Fuller Syllabus

Is Synergetics Euclidean?

Kirby Urner
3 min readDec 17, 2020

--

Disambiguation: this story is about the American Transcendentalist Synergetics (two volumes, Macmillan, 1970s), by Bucky Fuller, not about Haken’s 1982 Springer-Verlag Synergetik.

I wrestle with whether to classify Fuller as “strictly Euclidean” bouncing off Karl Menger (dimension theorist) writing in another context (not about Bucky) that another way to deviate from the Euclidean program (and hence to not be a Euclidean) is to disavow axioms separating points, lines, planes, solids on the basis of their being “differently dimensioned” somehow.
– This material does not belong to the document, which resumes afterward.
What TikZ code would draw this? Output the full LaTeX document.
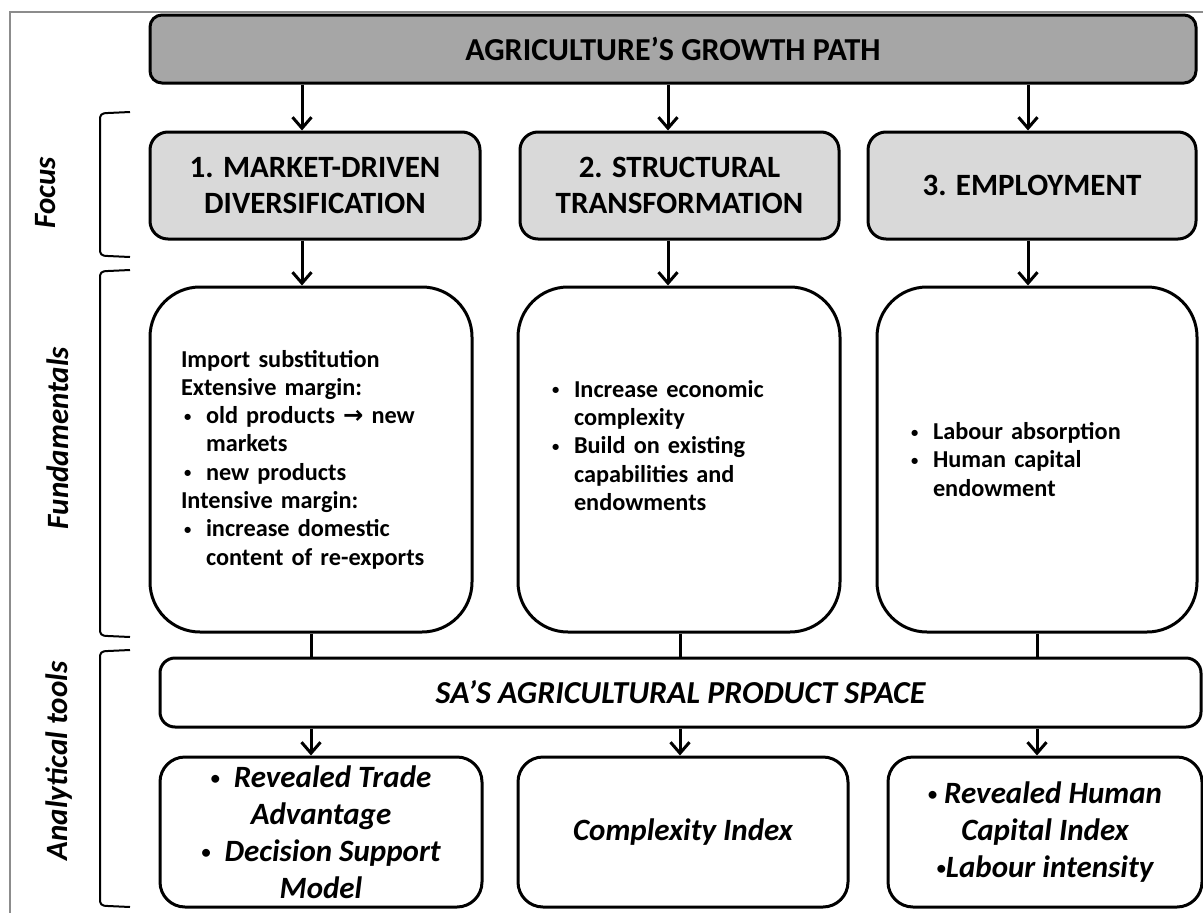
\documentclass[tikz,border=0pt]{standalone}
\usepackage{fontspec}
\usepackage{graphicx}
\setmainfont{Carlito}
\newfontfamily\arrowfont{DejaVu Sans}
\usetikzlibrary{arrows.meta}
\definecolor{growthgray}{HTML}{A6A6A6}
\definecolor{focusgray}{HTML}{D9D9D9}
\definecolor{framegray}{HTML}{8C8C8C}
\newcommand\smalldot{\raisebox{0.2ex}{\scalebox{0.6}{\textbullet}}}
\newcommand\bul{\hspace*{3pt}\makebox[22pt][l]{\smalldot}}
\newcommand\ind{\hspace*{25pt}}
\begin{document}
\begin{tikzpicture}[x=1pt,y=-1pt,
  box/.style={draw,line width=3pt,inner sep=0pt},
  growthbox/.style={box,fill=growthgray,rounded corners=12pt,
    font=\fontsize{32}{38}\selectfont\bfseries},
  focusbox/.style={box,fill=focusgray,rounded corners=18pt,align=center,
    minimum height=107pt,font=\fontsize{31}{36}\selectfont\bfseries},
  fundbox/.style={box,rounded corners=50pt,align=left,minimum height=345pt,
    font=\fontsize{24.3}{28.3}\selectfont\bfseries},
  spacebox/.style={box,rounded corners=15pt,
    font=\fontsize{32}{38}\selectfont\bfseries\itshape},
  toolbox/.style={box,rounded corners=25pt,align=center,minimum height=150pt,
    font=\fontsize{31}{37}\selectfont\bfseries\itshape},
  side/.style={rotate=90,anchor=base,font=\fontsize{31}{37}\selectfont\bfseries\itshape},
  arr/.style={line width=3pt,-{Straight Barb[length=11pt,width=19pt]}},
  link/.style={line width=3pt},
  bracket/.style={line width=2pt}]%
% columns in pixels of the 1203 x 913 frame, y grows downwards
\useasboundingbox (0,0) rectangle (1203,913);
\draw[framegray,line width=2pt] (1203,12) -- (10,12) -- (10,913);
\node[growthbox,minimum width=1046pt,minimum height=68pt] (growth) at (673,49)
  {AGRICULTURE’S GROWTH PATH};
\node[focusbox,minimum width=330pt] (mkt) at (315,185.5)
  {1. MARKET-DRIVEN\\DIVERSIFICATION};
\node[focusbox,minimum width=319pt] (struct) at (679.5,185.5)
  {2. STRUCTURAL\\TRANSFORMATION};
\node[focusbox,minimum width=328pt] (emp) at (1032,185.5)
  {3. EMPLOYMENT};
\node[fundbox,minimum width=322pt,text width=260pt] (fmkt) at (311,459.5)
  {Import substitution\\
   Extensive margin:\\
   \bul old products {\arrowfont→} new\\
   \ind markets\\
   \bul new products\\
   Intensive margin:\\
   \bul increase domestic\\
   \ind content of re-exports};
\node[fundbox,minimum width=322pt,text width=260pt] (fstruct) at (679,459.5)
  {\bul Increase economic\\
   \ind complexity\\
   \bul Build on existing\\
   \ind capabilities and\\
   \ind endowments\\
   \mbox{}};
\node[fundbox,minimum width=320pt,text width=258pt] (femp) at (1037,459.5)
  {\bul Labour absorption\\
   \bul Human capital\\
   \ind endowment};
\node[spacebox,minimum width=1041pt,minimum height=69pt] (space) at (680.5,692.5)
  {SA’S AGRICULTURAL PRODUCT SPACE};
\node[toolbox,minimum width=322pt] (tmkt) at (321,832)
  {\smalldot~~Revealed Trade\\Advantage\\\smalldot~~Decision Support\\Model};
\node[toolbox,minimum width=330pt] (tstruct) at (683,832)
  {Complexity Index};
\node[toolbox,minimum width=314pt] (temp) at (1045,832)
  {\smalldot~Revealed Human\\Capital Index\\\smalldot Labour intensity};
\node[side] (lfocus) at (55,193) {Focus};
\node[side] (lfund) at (68,438) {Fundamentals};
\node[side] (ltools) at (67,761) {Analytical tools};
\draw[bracket] (130,112) -- (108,113) .. controls (101,113) and (100,115) .. (100,120)
  -- (100,249) .. controls (100,254) and (101,256) .. (108,256) -- (130,257);
\draw[bracket] (130,270) -- (108,271) .. controls (101,271) and (100,273) .. (100,278)
  -- (100,629) .. controls (100,634) and (101,636) .. (108,636) -- (130,637);
\draw[bracket] (130,650) -- (108,651) .. controls (101,651) and (100,653) .. (100,658)
  -- (100,899) .. controls (100,904) and (101,906) .. (108,906) -- (130,907);
\coordinate (a1) at (302,0);
\coordinate (a2) at (668,0);
\coordinate (a3) at (1028,0);
\coordinate (b1) at (311,0);
\coordinate (b2) at (680,0);
\coordinate (b3) at (1037,0);
\draw[arr] (growth.south -| a1) -- (mkt.north -| a1);
\draw[arr] (growth.south -| a2) -- (struct.north -| a2);
\draw[arr] (growth.south -| a3) -- (emp.north -| a3);
\draw[arr] (mkt.south -| a1) -- (fmkt.north -| a1);
\draw[arr] (struct.south -| a2) -- (fstruct.north -| a2);
\draw[arr] (emp.south -| a3) -- (femp.north -| a3);
\draw[link] (fmkt.south -| b1) -- (space.north -| b1);
\draw[link] (fstruct.south -| b2) -- (space.north -| b2);
\draw[link] (femp.south -| b3) -- (space.north -| b3);
\draw[arr] (space.south -| b1) -- (tmkt.north -| b1);
\draw[arr] (space.south -| b2) -- (tstruct.north -| b2);
\draw[arr] (space.south -| b3) -- (temp.north -| b3);
\end{tikzpicture}
\end{document}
Topologically, we can distinguish a ball (big or small) from a rod (line) from a board (plane or slab)… they’re all considered “solids” in the sense of “space-occupying” (even purely conceptual space, or call it Kantian space or as Bucky called it: “pre-frequency” space).

Menger called this “everything takes up space” geometry a “geometry of lumps”.
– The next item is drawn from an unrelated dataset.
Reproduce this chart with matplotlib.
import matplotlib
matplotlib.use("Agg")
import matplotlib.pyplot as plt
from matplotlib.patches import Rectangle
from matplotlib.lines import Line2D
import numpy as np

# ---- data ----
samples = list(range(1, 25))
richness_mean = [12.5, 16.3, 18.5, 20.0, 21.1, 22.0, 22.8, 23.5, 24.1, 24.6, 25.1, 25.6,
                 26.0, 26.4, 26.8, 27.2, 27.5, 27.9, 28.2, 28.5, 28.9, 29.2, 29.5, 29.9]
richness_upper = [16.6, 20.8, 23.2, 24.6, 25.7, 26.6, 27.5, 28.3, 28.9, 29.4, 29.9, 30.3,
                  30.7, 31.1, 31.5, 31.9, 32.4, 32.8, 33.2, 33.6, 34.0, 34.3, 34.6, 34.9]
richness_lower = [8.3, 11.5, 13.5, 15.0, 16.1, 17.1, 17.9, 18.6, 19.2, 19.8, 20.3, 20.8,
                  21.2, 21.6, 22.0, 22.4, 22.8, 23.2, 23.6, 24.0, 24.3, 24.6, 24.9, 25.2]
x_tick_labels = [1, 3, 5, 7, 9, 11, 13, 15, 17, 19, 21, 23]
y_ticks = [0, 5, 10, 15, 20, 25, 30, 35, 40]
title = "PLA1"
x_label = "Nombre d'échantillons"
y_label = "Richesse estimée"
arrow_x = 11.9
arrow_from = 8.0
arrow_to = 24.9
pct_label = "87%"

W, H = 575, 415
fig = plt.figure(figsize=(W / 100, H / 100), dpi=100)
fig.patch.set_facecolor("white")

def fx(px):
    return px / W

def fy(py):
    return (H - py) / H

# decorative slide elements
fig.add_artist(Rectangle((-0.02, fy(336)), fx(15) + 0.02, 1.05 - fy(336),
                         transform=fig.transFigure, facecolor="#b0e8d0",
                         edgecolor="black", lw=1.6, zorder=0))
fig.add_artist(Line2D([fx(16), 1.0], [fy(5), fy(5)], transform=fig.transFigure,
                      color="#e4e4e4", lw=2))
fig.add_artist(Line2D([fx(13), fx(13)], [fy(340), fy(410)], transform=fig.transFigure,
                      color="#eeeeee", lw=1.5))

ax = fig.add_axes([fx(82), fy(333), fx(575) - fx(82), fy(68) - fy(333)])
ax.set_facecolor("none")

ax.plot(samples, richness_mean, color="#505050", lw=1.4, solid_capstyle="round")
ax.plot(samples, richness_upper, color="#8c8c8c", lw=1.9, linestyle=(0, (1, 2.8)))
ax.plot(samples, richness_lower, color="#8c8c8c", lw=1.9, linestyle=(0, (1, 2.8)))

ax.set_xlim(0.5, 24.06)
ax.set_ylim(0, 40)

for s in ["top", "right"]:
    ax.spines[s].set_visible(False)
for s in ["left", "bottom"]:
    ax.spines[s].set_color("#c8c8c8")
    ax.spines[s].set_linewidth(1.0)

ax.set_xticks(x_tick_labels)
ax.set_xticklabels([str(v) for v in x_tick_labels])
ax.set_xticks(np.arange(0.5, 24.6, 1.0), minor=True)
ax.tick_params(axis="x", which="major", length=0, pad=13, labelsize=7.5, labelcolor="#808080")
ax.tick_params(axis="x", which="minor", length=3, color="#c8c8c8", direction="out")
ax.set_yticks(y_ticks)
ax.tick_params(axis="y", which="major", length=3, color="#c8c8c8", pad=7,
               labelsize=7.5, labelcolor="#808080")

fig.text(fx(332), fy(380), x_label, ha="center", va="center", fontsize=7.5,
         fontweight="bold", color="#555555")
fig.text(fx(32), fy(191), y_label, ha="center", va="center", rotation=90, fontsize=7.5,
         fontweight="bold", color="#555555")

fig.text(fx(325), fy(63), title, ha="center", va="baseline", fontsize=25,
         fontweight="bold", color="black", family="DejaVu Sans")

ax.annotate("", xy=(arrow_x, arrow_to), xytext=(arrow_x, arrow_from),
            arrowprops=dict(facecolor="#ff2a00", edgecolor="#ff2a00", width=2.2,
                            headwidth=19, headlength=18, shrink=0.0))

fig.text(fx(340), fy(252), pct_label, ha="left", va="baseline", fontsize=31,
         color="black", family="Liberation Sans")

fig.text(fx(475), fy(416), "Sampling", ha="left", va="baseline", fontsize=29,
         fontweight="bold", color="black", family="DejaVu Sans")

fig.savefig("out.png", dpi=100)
Menger goes on in the same essay to say denying the infinitude of any of these objects (no “infinitely thin, infinitely extensive planes”) is likewise a deviation from Euclidean thought patterns.
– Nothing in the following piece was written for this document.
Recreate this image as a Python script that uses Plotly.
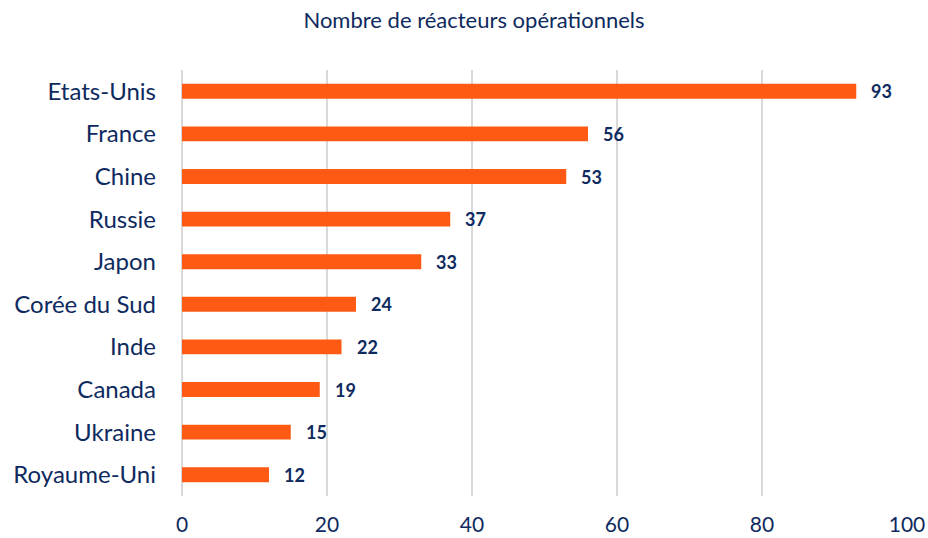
import plotly.graph_objects as go

pays = ['Etats-Unis', 'France', 'Chine', 'Russie', 'Japon',
        'Corée du Sud', 'Inde', 'Canada', 'Ukraine', 'Royaume-Uni']
reacteurs = [93, 56, 53, 37, 33, 24, 22, 19, 15, 12]
x_ticks = [0, 20, 40, 60, 80, 100]

orange = '#FF5A14'
navy = '#0E2A5E'
font_name = 'Lato, Open Sans, sans-serif'

fig = go.Figure(go.Bar(
    x=reacteurs,
    y=pays,
    orientation='h',
    marker=dict(color=orange, line=dict(width=0)),
    hoverinfo='x+y',
))

# value labels just past each bar end
for p, v in zip(pays, reacteurs):
    fig.add_annotation(x=v, y=p, text=f'<b>{v}</b>', showarrow=False,
                       xanchor='left', xshift=13,
                       font=dict(family=font_name, size=18, color=navy))

fig.update_layout(
    width=928, height=538,
    margin=dict(l=182, r=21, t=70, b=42),
    paper_bgcolor='white', plot_bgcolor='white',
    bargap=0.65,
    showlegend=False,
    title=dict(text='Nombre de réacteurs opérationnels', x=474 / 928, xanchor='center',
               y=1 - 20 / 538, yanchor='middle',
               font=dict(family=font_name, size=22, color=navy)),
    font=dict(family=font_name, color=navy),
)

fig.update_xaxes(range=[0, 100], tickvals=x_ticks, showgrid=True,
                 gridcolor='#D9D9D9', gridwidth=2,
                 zeroline=True, zerolinecolor='#D9D9D9', zerolinewidth=2,
                 showline=False, ticks='', ticklabelstandoff=14,
                 automargin=False,
                 tickfont=dict(family=font_name, size=21, color=navy))
fig.update_yaxes(categoryorder='array', categoryarray=pays[::-1],
                 showgrid=False, zeroline=False, showline=False, ticks='',
                 ticklabelstandoff=25, automargin=False,
                 tickfont=dict(family=font_name, size=24, color=navy))

# drop the browser's default 8px body margin so the figure fills the window
fig.write_html('out.html', config={'displayModeBar': False},
               post_script="document.body.style.margin='0';")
I quote Menger on his lumpy geometry in my slide deck on Synergetics (slide 47), the deck I encourage teachers to just go out there and use with my permission (then I give examples of me using it, on Youtube). The D’Arcy Thompson quote, from a 1918 letter to Whitehead, is also gold (slide 46).

Slide 47
Slide 46

I argue this “geometry of lumps” paradigm is precisely where Synergetics begins, with the tetrahedron our paradigm “lump” (you can shape it into any other shape so far mentioned, poke holes, whatever).

The suggestion is: there are other ways to be non-Euclidean than by fiddling with the 5th postulate.

On the contrary, those doing anything multi-dimensional on the metaphor of mutual orthogonals ala Coxeter are practicing “extended Euclideanism”.